Belfast has the highest concentration of cancer patients with 7,038 people battling strains of the illness.
The report by Queen's University and Macmillan Cancer Support also found that survival rates had risen by 3.5% over the past 20 years.
"This report lets us see that cancer is no longer a death sentence for everyone who receives a diagnosis. There are many people in Northern Ireland with cancer who live their normal lifespan," said Dr Anna Gavin, director of Queen's University's Northern Ireland cancer registry.
The study provides the first detailed picture of cancer prevalence, which is defined as the number of living people who have ever had a cancer diagnosis.
Between 2002 and 2010 the number of men living with cancer rose by 6.2% while for women the rate went up by 3.2%.
The cancer most people are living with is the rarely fatal non-melanoma skin cancer. Prostate cancer was the next most common among men (6,646) while 11,393 women are living after a breast cancer diagnosis.
Increases in cancer prevalence can be attributed to several factors including an ageing population and higher levels of obesity. In addition, advances in treatment such as screening have helped more people to live longer. More women are also surviving cervical cancer - up from 550 in 2002 to 695 survivors in 2010.

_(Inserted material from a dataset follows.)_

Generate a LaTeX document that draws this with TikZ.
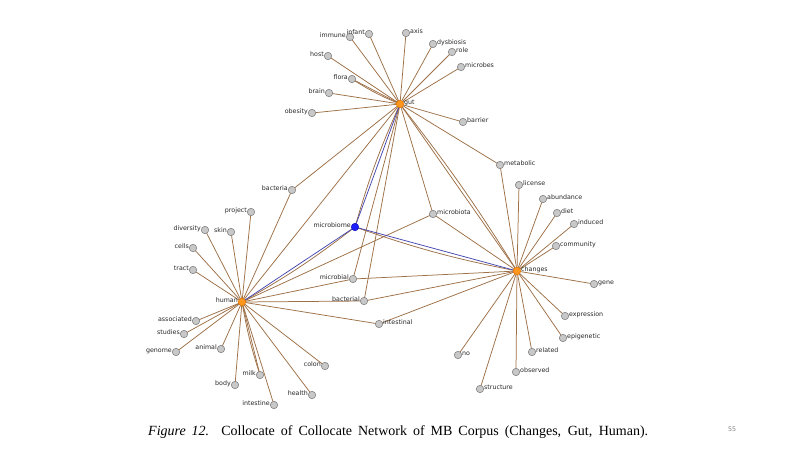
\documentclass[tikz,border=0pt]{standalone}
\usepackage{fontspec}
\setmainfont{Liberation Serif}
\newfontfamily\lblfont{DejaVu Sans}
\usetikzlibrary{backgrounds}
\definecolor{ebrown}{RGB}{158,112,70}
\definecolor{bedge}{RGB}{70,70,175}
\definecolor{vgray}{RGB}{200,200,200}
\definecolor{vborder}{RGB}{130,130,130}
\definecolor{horange}{RGB}{255,150,30}
\definecolor{hborder}{RGB}{235,125,0}
\definecolor{bnode}{RGB}{30,30,255}
\definecolor{bborder}{RGB}{20,20,190}
\definecolor{lblgray}{RGB}{40,40,40}
\newcommand\lv[4]{\node[vtx] (#1) at (#2,#3) {}; \node[lblL] (#1-l) at (#2-4,#3+0.5) {#4};}
\newcommand\rv[4]{\node[vtx] (#1) at (#2,#3) {}; \node[lblR] (#1-l) at (#2+4,#3+0.5) {#4};}
\begin{document}
\begin{tikzpicture}[x=1pt,y=-1pt,
  vtx/.style={circle,draw=vborder,fill=vgray,line width=0.6pt,inner sep=0pt,minimum size=7.4pt},
  hubnode/.style={vtx,fill=horange,draw=hborder},
  bluenode/.style={vtx,fill=bnode,draw=bborder},
  lbltext/.style={font=\lblfont\fontsize{6.3}{7}\selectfont,text=lblgray,inner sep=0pt},
  lblL/.style={lbltext,anchor=base east},
  lblR/.style={lbltext,anchor=base west},
  edge/.style={draw=ebrown,line width=0.75pt},
  bluedge/.style={draw=bedge,line width=0.75pt}]
\useasboundingbox (0,0) rectangle (800,450);
% hubs
\node[hubnode] (gut) at (400,104) {}; \node[lblR] (gut-l) at (404,104.5) {gut};
\node[hubnode] (human) at (242,302) {}; \node[lblL] (human-l) at (238,302.5) {human};
\node[hubnode] (changes) at (517,271) {}; \node[lblR] (changes-l) at (521,271.5) {changes};
\node[bluenode] (microbiome) at (355,227) {}; \node[lblL] (microbiome-l) at (351,227.5) {microbiome};
% left-labelled
\lv{immune}{350}{37}{immune}
\lv{infant}{369}{34}{infant}
\lv{host}{328}{56}{host}
\lv{flora}{352}{79}{flora}
\lv{brain}{329}{93}{brain}
\lv{obesity}{312}{113}{obesity}
\lv{bacteria}{292}{190}{bacteria}
\lv{project}{251}{212}{project}
\lv{diversity}{205}{230}{diversity}
\lv{skin}{231}{232}{skin}
\lv{cells}{193}{248}{cells}
\lv{tract}{193}{270}{tract}
\lv{microbial}{353}{279}{microbial}
\lv{bacterial}{364}{301}{bacterial}
\lv{associated}{196}{321}{associated}
\lv{studies}{184}{334}{studies}
\lv{genome}{176}{352}{genome}
\lv{animal}{221}{349}{animal}
\lv{milk}{260}{375}{milk}
\lv{body}{235}{385}{body}
\lv{intestine}{274}{405}{intestine}
\lv{health}{312}{395}{health}
\lv{colon}{325}{366}{colon}
% right-labelled
\rv{axis}{406}{33}{axis}
\rv{dysbiosis}{433}{44}{dysbiosis}
\rv{role}{452}{52}{role}
\rv{microbes}{461}{67}{microbes}
\rv{barrier}{463}{122}{barrier}
\rv{metabolic}{500}{165}{metabolic}
\rv{license}{519}{185}{license}
\rv{abundance}{543}{199}{abundance}
\rv{diet}{557}{213}{diet}
\rv{induced}{574}{224}{induced}
\rv{community}{556}{246}{community}
\rv{gene}{594}{284}{gene}
\rv{expression}{565}{316}{expression}
\rv{epigenetic}{563}{338}{epigenetic}
\rv{related}{532}{352}{related}
\rv{no}{458}{355}{no}
\rv{observed}{516}{372}{observed}
\rv{structure}{480}{389}{structure}
\rv{microbiota}{433}{214}{microbiota}
\rv{intestinal}{379}{324}{intestinal}
% edges
\begin{pgfonlayer}{background}
\fill[white] (0,0) rectangle (800,450);
\foreach \n in {immune,infant,axis,dysbiosis,role,microbes,host,flora,brain,obesity,barrier,bacteria,human,microbial,bacterial,microbiota,changes,metabolic}
  \draw[edge] (gut.center) -- (\n.center);
\draw[edge] (gut.center) to[bend left=5] (flora.center);
\draw[edge] (gut.center) to[bend left=3] (changes.center);
\foreach \n in {project,diversity,skin,cells,tract,associated,studies,genome,animal,milk,body,intestine,health,colon,intestinal,bacterial,microbial,microbiota,bacteria}
  \draw[edge] (human.center) -- (\n.center);
\draw[edge] (human.center) to[bend right=4] (milk.center);
\draw[edge] (microbiome.center) to[bend left=4] (gut.center);
\draw[edge] (microbiome.center) to[bend left=4] (human.center);
\draw[edge] (microbiome.center) to[bend right=4] (changes.center);
\foreach \n in {metabolic,license,abundance,diet,induced,community,gene,expression,epigenetic,related,no,observed,structure,microbiota,microbial,bacterial,intestinal}
  \draw[edge] (changes.center) -- (\n.center);
\draw[bluedge] (microbiome.center) -- (gut.center);
\draw[bluedge] (microbiome.center) -- (human.center);
\draw[bluedge] (microbiome.center) -- (changes.center);
\end{pgfonlayer}
% caption
\node[anchor=base west,inner sep=0pt] (caption) at (148,435)
  {\fontsize{14}{16}\selectfont\makebox[500pt][s]{\textit{Figure 12.} Collocate of Collocate Network of MB Corpus (Changes, Gut, Human).}};
\node[lbltext,anchor=base west,text=gray] (pagenum) at (728,431) {55};
\end{tikzpicture}
\end{document}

Heather Monteverde, general manager of Macmillan Cancer Support, said: "Cancer remains a major public health issue in Northern Ireland but the cancer story is changing. It used to be the case that either people were cured of their cancer or they died, often very quickly. With the number of cancer survivors increasing, we now know that many people need more support after treatment to meet their ongoing needs and to live with cancer as a long-term illness."
Lung cancer was the most common cause of cancer death with an average of 887 people dying from the disease in each of the years from 2006 to 2010, out of a total of 1,030 cases diagnosed in each year.